Wednesday, February 4, 2009

State Senate Dems sinking Ritter's transportation bill

Pols points us to this developing story in the Rocky,

Sen. Mary Hodge, D-Brighton, has rankled her own party again, this time with an amendment that would prohibit tolling of existing highway lanes. It again passed on an 18-17 vote.

The bill had provisions that would allow for tolling existing lanes under a process that involves local and state governments and, if the road in question is an interstate, a federal waiver...

Democratic Sens. Morgan Carroll of Aurora, Lois Tochtrop of Thornton and Jim Isgar of Hesperus joined Hodge and Republicans in backing the amendment.

In layman's terms, we're seeing a coalition of Senate Dems (in conjunction with Senate R's) attacking the funding mechanism for the governors transportation bill. The politics of this are pretty striking. It's Brandon Shaffer's job as the Senate Majority leader to hold his caucus together - he's clearly failed. Senator Tochtrop is actually the Assistant Majority Leader in the Senate, so apparently Dem leadership in the Senate can't even agree among themselves.

It's also a pretty stunning rebuke of the Democratic governor by his own party. This legislation was a critical part of the governor's agenda, to not be able to get this passed and to see it go down in such a public manner does not speak well of the governor's influence. This sort of fight should have been settled behind closed doors before it ever came to the floor.

What the hell is going on down there?

4 comments:

Andrew Oh-Willeke said...

What's going on is that tolling currently free highway lanes is an extremely unpopular idea with the general public, which has been proposed and failed repeatedly. Most of the caucus and Governor Ritter somehow forgot that fact, probably because the state constitution rules out many more reasonable options. A few Dems were aware of it, and in this case, have probably saved the party a lot of grief in the long run.

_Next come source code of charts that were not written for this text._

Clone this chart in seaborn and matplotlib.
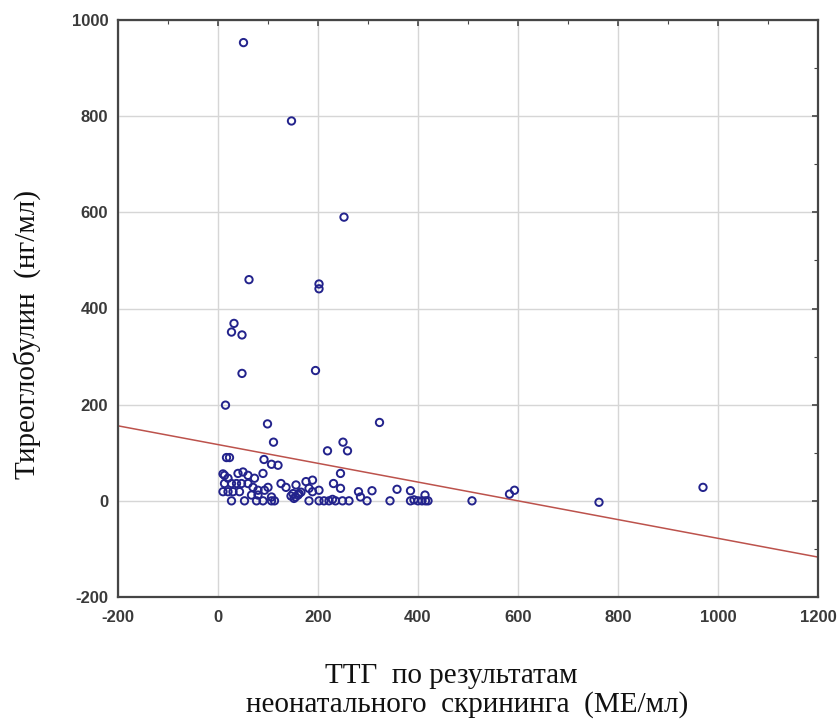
import numpy as np
import pandas as pd
import matplotlib
matplotlib.use("Agg")
import matplotlib.pyplot as plt
import seaborn as sns
from matplotlib.ticker import MultipleLocator

# --- data ---
tsh = [51, 147, 252, 62, 202, 202, 32, 27, 48, 48, 195, 15, 99, 323, 111, 250, 219, 259,
       17, 23, 92, 107, 120, 90, 10, 50, 245,
       13, 20, 40, 60, 73,
       13, 27, 37, 47, 60,
       70, 80, 93, 100,
       126, 136, 156,
       10, 20, 30, 43,
       67, 80, 107,
       27, 53, 77, 90, 107, 113,
       146, 150, 155, 160, 166, 152,
       176, 189, 182, 189, 202, 162,
       182, 202, 212, 222, 229, 235, 249, 262,
       231, 245, 281, 285, 298, 308, 344, 358,
       385, 414, 385, 392, 400, 408, 415, 420,
       508, 583, 593, 762, 970]
tg = [953, 790, 590, 460, 451, 441, 369, 351, 345, 265, 271, 199, 160, 163, 122, 122, 104, 104,
      90, 90, 86, 76, 74, 57, 56, 60, 57,
      53, 47, 57, 53, 47,
      36, 36, 36, 36, 36,
      28, 22, 22, 28,
      36, 28, 33,
      19, 19, 19, 19,
      12, 12, 8,
      0, 0, 0, 0, 0, 0,
      10, 15, 8, 12, 18, 5,
      40, 43, 26, 19, 22, 15,
      0, 0, 0, 0, 3, 0, 0, 0,
      36, 26, 19, 8, 0, 21, 0, 24,
      21, 12, 0, 2, 0, 0, 0, 0,
      0, 14, 22, -3, 28]
fit_intercept = 117.0
fit_slope = -0.195
x_ticks = [-200, 0, 200, 400, 600, 800, 1000, 1200]
y_ticks = [-200, 0, 200, 400, 600, 800, 1000]
x_label_lines = ["ТТГ  по результатам", "неонатального  скрининга  (МЕ/мл)"]
y_label = "Тиреоглобулин  (нг/мл)"

df = pd.DataFrame({"x": tsh, "y": tg})

sns.set_style("white")
plt.rcParams['font.family'] = ['Liberation Sans', 'DejaVu Sans']
plt.rcParams['axes.unicode_minus'] = False

W, H = 839, 724
fig = plt.figure(figsize=(W / 100, H / 100), dpi=100)
ax = fig.add_axes([118 / W, 1 - 597 / H, 700 / W, 577 / H])

ax.grid(True, color="#d6d6d6", linewidth=1.0, zorder=0)
ax.set_axisbelow(True)

ax.axline((0, fit_intercept), slope=fit_slope, color="#bc524c", linewidth=1.1, zorder=2)

sns.scatterplot(data=df, x="x", y="y", ax=ax, marker="o", s=28,
                facecolor="none", edgecolor="#23238c", linewidth=1.4, zorder=3)

ax.set_xlim(-200, 1200)
ax.set_ylim(-200, 1000)
ax.set_xticks(x_ticks)
ax.set_yticks(y_ticks)
ax.xaxis.set_minor_locator(MultipleLocator(100))
ax.yaxis.set_minor_locator(MultipleLocator(100))
ax.tick_params(which="both", direction="in", top=True, right=True,
               colors="#444444", labelcolor="#3a3a3a")
ax.tick_params(which="major", length=4, width=1.2, labelsize=12)
ax.tick_params(axis="y", which="major", pad=7)
ax.tick_params(axis="x", which="major", pad=9)
ax.tick_params(which="minor", length=3, width=0.8)
for lab in ax.get_xticklabels() + ax.get_yticklabels():
    lab.set_fontweight("bold")
for sp in ax.spines.values():
    sp.set_color("#454545")
    sp.set_linewidth(1.6)
ax.set_xlabel("")
ax.set_ylabel("")

serif = ["Liberation Serif", "DejaVu Serif"]
fig.text(451 / W, 1 - 683 / H, x_label_lines[0], family=serif, fontsize=21,
         ha="center", va="baseline", color="#111111")
fig.text(467 / W, 1 - 712 / H, x_label_lines[1], family=serif, fontsize=21,
         ha="center", va="baseline", color="#111111")
fig.text(27 / W, 1 - 334.5 / H, y_label, family=serif, fontsize=21,
         rotation=90, ha="center", va="center", color="#111111")

fig.savefig("out.png", dpi=100)
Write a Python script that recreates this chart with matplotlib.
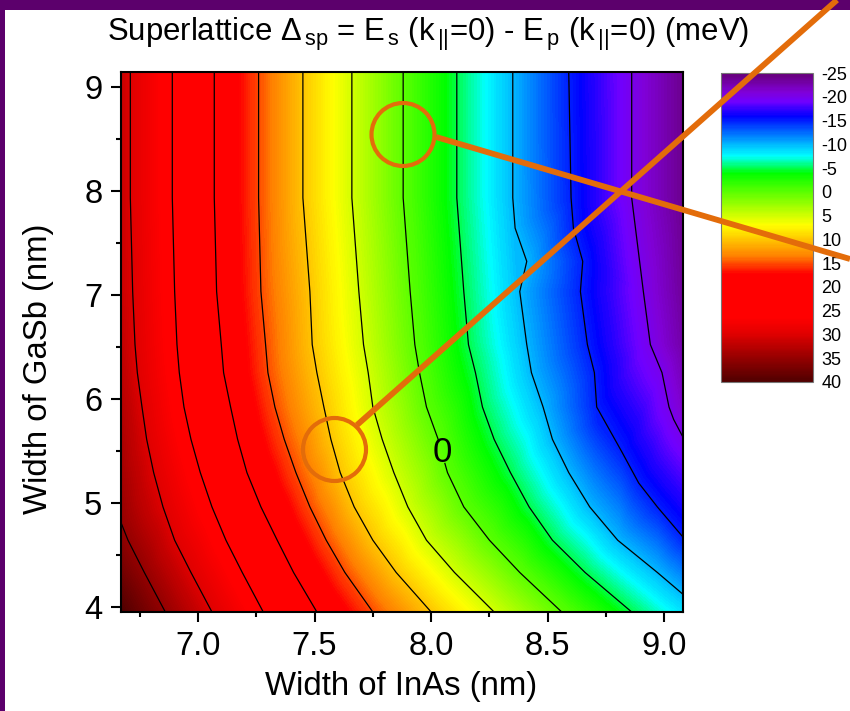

Ironically, toll roads are usually a GOP idea.

Steve Balboni said...

I'm with you on that Andrew, I just don't understand why this wasn't worked out between the governor and the Senate Dems before it went to the floor. Makes no sense.

Andrew Oh-Willeke said...

The Colorado Senate is not Congress.

There aren't a legion of aides on the General Assembly side, the deadline schedule for state legislation is brutally strict in a 120 day session, and every new Senate President sooner or later has to learn the hard way why it is necessary to herd cats and reach consensus before bringing things to a vote.

The state constitution also prohibits caucuses from having binding caucus position votes before legislation reaches the floor, so the process of discovering consensus behind the scenes isn't always efficient.

A deal was worked out within a day, so it isn't that big of a bump in the road anyway (pun intended).

Steve Balboni said...

I've worked as a staffer under the dome and as a lobbyist. I'm very familiar with the legislative process in the state of Colorado.

This is a big piece of legislation, not something thrown together at the last minute. I don't understand why you would bring something to the floor that you knew members of your own party had significant issues with.

I'm glad a deal was reached though the toll issue wasn't really resolved. I'm just concerned when it appears that there's a lack of communication between the 1st floor and the General Assembly and from legislative leadership and their own caucus or even amongst leadership themselves.

That kind of stuff is basic "How to run legislation 101". It's frustrating to see it flubbed.

It should be noted I suppose that there is no Majority Whip in the state Senate.